_Stated task_. Carry none of the pictures over; write out the complete data exactly.
Begin
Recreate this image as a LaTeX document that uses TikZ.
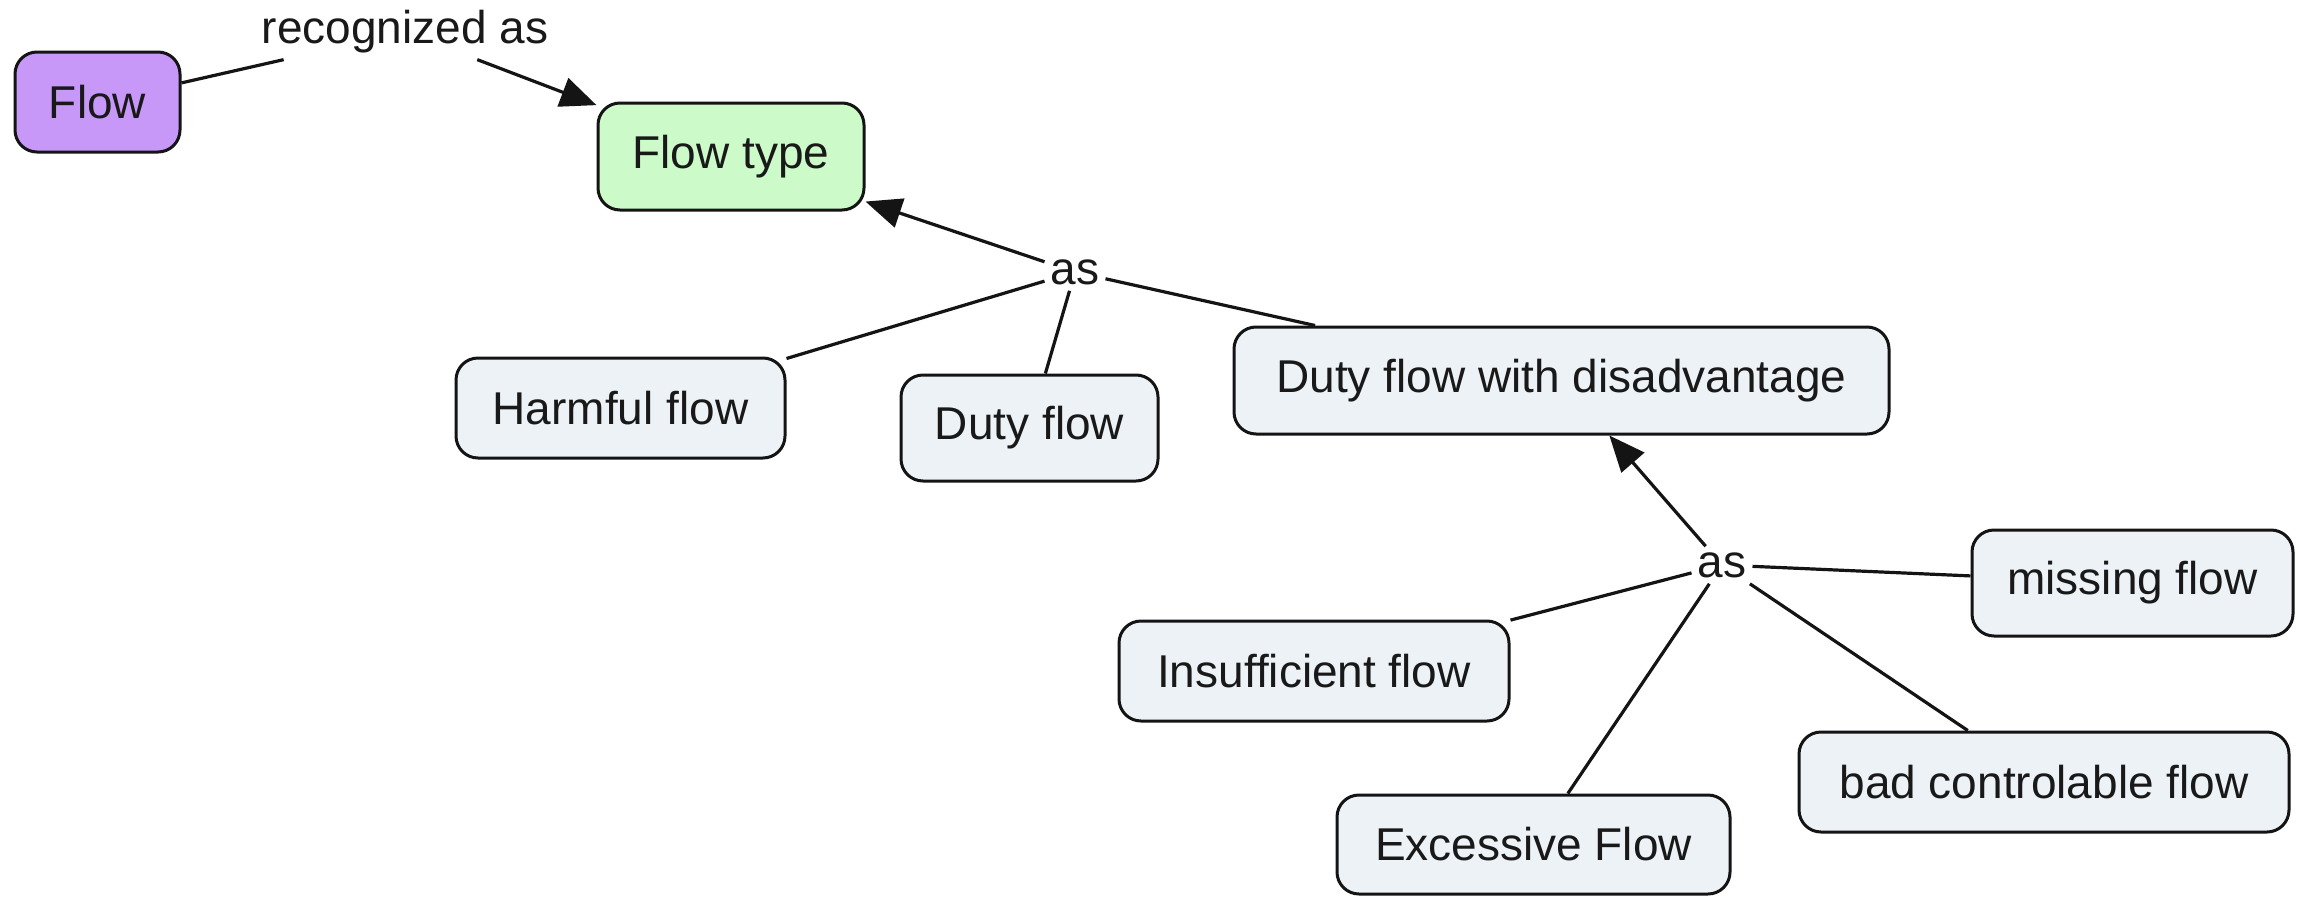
\documentclass[tikz,border=0pt]{standalone}
\usepackage{fontspec}
\setmainfont{Liberation Sans}
\usetikzlibrary{arrows.meta}
\definecolor{flowpurple}{RGB}{200,152,248}
\definecolor{typegreen}{RGB}{204,250,200}
\definecolor{boxgray}{RGB}{236,242,245}
\definecolor{edgecol}{RGB}{20,20,20}
\begin{document}
\begin{tikzpicture}[x=1pt,y=-1pt,
  concept/.style={draw=edgecol, line width=3pt, rounded corners=22pt, fill=boxgray,
    inner sep=0pt, font=\fontsize{46}{55}\selectfont, text=black!90},
  linklabel/.style={inner sep=6pt, font=\fontsize{46}{55}\selectfont, text=black!90},
  conn/.style={draw=edgecol, line width=3.2pt},
  arr/.style={conn, -{Triangle[length=36pt,width=30pt]}}]
\useasboundingbox (0,0) rectangle (2308,897);
% concepts
\node[concept, fill=flowpurple, minimum width=165pt, minimum height=100pt] (flow) at (97.5,102) {Flow};
\node[concept, fill=typegreen, minimum width=266pt, minimum height=107pt] (flowtype) at (731,156.5) {Flow type};
\node[concept, minimum width=329pt, minimum height=100pt] (harmful) at (620.5,408) {Harmful flow};
\node[concept, minimum width=257pt, minimum height=106pt] (duty) at (1029.5,428) {Duty flow};
\node[concept, minimum width=655pt, minimum height=107pt] (dfwd) at (1561.5,380.5) {Duty flow with disadvantage};
\node[concept, minimum width=321pt, minimum height=106pt] (missing) at (2132.5,583) {missing flow};
\node[concept, minimum width=390pt, minimum height=100pt] (insuff) at (1314,671) {Insufficient flow};
\node[concept, minimum width=393pt, minimum height=99pt] (excess) at (1533.5,844.5) {Excessive Flow};
\node[concept, minimum width=490pt, minimum height=100pt] (bad) at (2044,782) {bad controlable flow};
% linking phrases
\node[linklabel] (rec) at (405,32) {recognized as};
\node[linklabel] (as1) at (1075,272) {as};
\node[linklabel] (as2) at (1722,565) {as};
% connectors
\draw[conn] (flow) -- (rec);
\draw[arr] (rec) -- (flowtype);
\draw[conn] (harmful) -- (as1);
\draw[conn] (duty) -- (as1);
\draw[conn] (dfwd) -- (as1);
\draw[arr] (as1) -- (flowtype);
\draw[conn] (insuff) -- (as2);
\draw[conn] (excess) -- (as2);
\draw[conn] (bad) -- (as2);
\draw[conn] (missing) -- (as2);
\draw[arr] (as2) -- (dfwd);
\end{tikzpicture}
\end{document}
End
_Output for this exercise_.
Recreate this image as a LaTeX document that uses TikZ.
\documentclass[tikz,border=0pt]{standalone}
\usepackage{fontspec}
\setmainfont{Liberation Sans}
\usetikzlibrary{arrows.meta}
\definecolor{flowpurple}{RGB}{200,152,248}
\definecolor{typegreen}{RGB}{204,250,200}
\definecolor{boxgray}{RGB}{236,242,245}
\definecolor{edgecol}{RGB}{20,20,20}
\begin{document}
\begin{tikzpicture}[x=1pt,y=-1pt,
  concept/.style={draw=edgecol, line width=3pt, rounded corners=22pt, fill=boxgray,
    inner sep=0pt, font=\fontsize{46}{55}\selectfont, text=black!90},
  linklabel/.style={inner sep=6pt, font=\fontsize{46}{55}\selectfont, text=black!90},
  conn/.style={draw=edgecol, line width=3.2pt},
  arr/.style={conn, -{Triangle[length=36pt,width=30pt]}}]
\useasboundingbox (0,0) rectangle (2308,897);
% concepts
\node[concept, fill=flowpurple, minimum width=165pt, minimum height=100pt] (flow) at (97.5,102) {Flow};
\node[concept, fill=typegreen, minimum width=266pt, minimum height=107pt] (flowtype) at (731,156.5) {Flow type};
\node[concept, minimum width=329pt, minimum height=100pt] (harmful) at (620.5,408) {Harmful flow};
\node[concept, minimum width=257pt, minimum height=106pt] (duty) at (1029.5,428) {Duty flow};
\node[concept, minimum width=655pt, minimum height=107pt] (dfwd) at (1561.5,380.5) {Duty flow with disadvantage};
\node[concept, minimum width=321pt, minimum height=106pt] (missing) at (2132.5,583) {missing flow};
\node[concept, minimum width=390pt, minimum height=100pt] (insuff) at (1314,671) {Insufficient flow};
\node[concept, minimum width=393pt, minimum height=99pt] (excess) at (1533.5,844.5) {Excessive Flow};
\node[concept, minimum width=490pt, minimum height=100pt] (bad) at (2044,782) {bad controlable flow};
% linking phrases
\node[linklabel] (rec) at (405,32) {recognized as};
\node[linklabel] (as1) at (1075,272) {as};
\node[linklabel] (as2) at (1722,565) {as};
% connectors
\draw[conn] (flow) -- (rec);
\draw[arr] (rec) -- (flowtype);
\draw[conn] (harmful) -- (as1);
\draw[conn] (duty) -- (as1);
\draw[conn] (dfwd) -- (as1);
\draw[arr] (as1) -- (flowtype);
\draw[conn] (insuff) -- (as2);
\draw[conn] (excess) -- (as2);
\draw[conn] (bad) -- (as2);
\draw[conn] (missing) -- (as2);
\draw[arr] (as2) -- (dfwd);
\end{tikzpicture}
\end{document}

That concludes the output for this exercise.